▶ _TASK DETAILS_
Please write out the lines of the data exactly, beginning with the first and ending with the line containing "import seaborn as sns"; leave the pictures behind.

[START GIVEN DATA]

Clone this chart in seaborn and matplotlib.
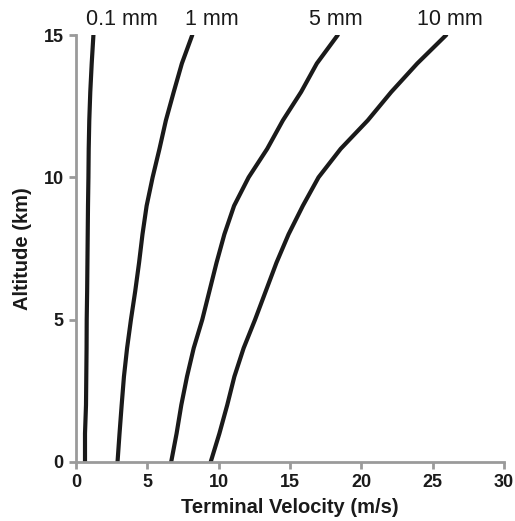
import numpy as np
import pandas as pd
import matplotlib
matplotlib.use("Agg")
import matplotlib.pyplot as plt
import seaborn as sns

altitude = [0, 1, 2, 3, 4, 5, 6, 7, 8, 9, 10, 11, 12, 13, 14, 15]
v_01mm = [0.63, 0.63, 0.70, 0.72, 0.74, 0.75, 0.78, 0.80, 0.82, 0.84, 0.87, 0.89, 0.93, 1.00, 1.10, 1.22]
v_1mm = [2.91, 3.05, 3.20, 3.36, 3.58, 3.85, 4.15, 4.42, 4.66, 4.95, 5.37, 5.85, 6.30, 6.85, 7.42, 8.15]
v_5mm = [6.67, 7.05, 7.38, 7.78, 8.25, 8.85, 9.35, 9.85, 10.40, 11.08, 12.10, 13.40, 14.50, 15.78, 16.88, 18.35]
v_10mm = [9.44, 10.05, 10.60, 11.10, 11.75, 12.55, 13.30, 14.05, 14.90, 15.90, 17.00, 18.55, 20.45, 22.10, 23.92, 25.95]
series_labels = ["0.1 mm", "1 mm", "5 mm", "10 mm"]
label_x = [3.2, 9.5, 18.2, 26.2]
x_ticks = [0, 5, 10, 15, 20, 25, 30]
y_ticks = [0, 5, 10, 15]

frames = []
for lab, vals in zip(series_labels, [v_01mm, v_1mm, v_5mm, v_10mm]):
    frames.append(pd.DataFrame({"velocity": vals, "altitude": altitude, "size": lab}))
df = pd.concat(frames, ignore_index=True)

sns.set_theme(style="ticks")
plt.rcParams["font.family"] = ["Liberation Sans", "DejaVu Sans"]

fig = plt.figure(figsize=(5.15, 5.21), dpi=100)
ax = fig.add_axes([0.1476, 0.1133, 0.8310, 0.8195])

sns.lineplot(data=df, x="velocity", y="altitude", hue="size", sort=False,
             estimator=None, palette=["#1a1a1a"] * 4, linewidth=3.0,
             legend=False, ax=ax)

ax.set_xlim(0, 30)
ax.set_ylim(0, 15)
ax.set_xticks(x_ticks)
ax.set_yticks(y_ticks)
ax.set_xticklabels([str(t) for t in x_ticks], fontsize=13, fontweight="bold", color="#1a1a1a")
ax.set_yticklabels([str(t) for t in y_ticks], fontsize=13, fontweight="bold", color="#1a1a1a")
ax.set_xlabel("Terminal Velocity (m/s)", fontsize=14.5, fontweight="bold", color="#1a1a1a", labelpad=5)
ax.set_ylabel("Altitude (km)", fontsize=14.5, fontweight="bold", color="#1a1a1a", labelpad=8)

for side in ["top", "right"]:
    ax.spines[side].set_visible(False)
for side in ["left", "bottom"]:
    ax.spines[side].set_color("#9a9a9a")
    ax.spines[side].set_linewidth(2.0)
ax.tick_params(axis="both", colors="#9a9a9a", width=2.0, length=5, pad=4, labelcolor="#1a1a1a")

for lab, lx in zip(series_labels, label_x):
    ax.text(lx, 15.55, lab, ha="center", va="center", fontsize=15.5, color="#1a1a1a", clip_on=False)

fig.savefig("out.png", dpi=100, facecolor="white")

[END GIVEN DATA]

▶ _ANSWER FOR THIS EXERCISE_
Clone this chart in seaborn and matplotlib.
import numpy as np
import pandas as pd
import matplotlib
matplotlib.use("Agg")
import matplotlib.pyplot as plt
import seaborn as sns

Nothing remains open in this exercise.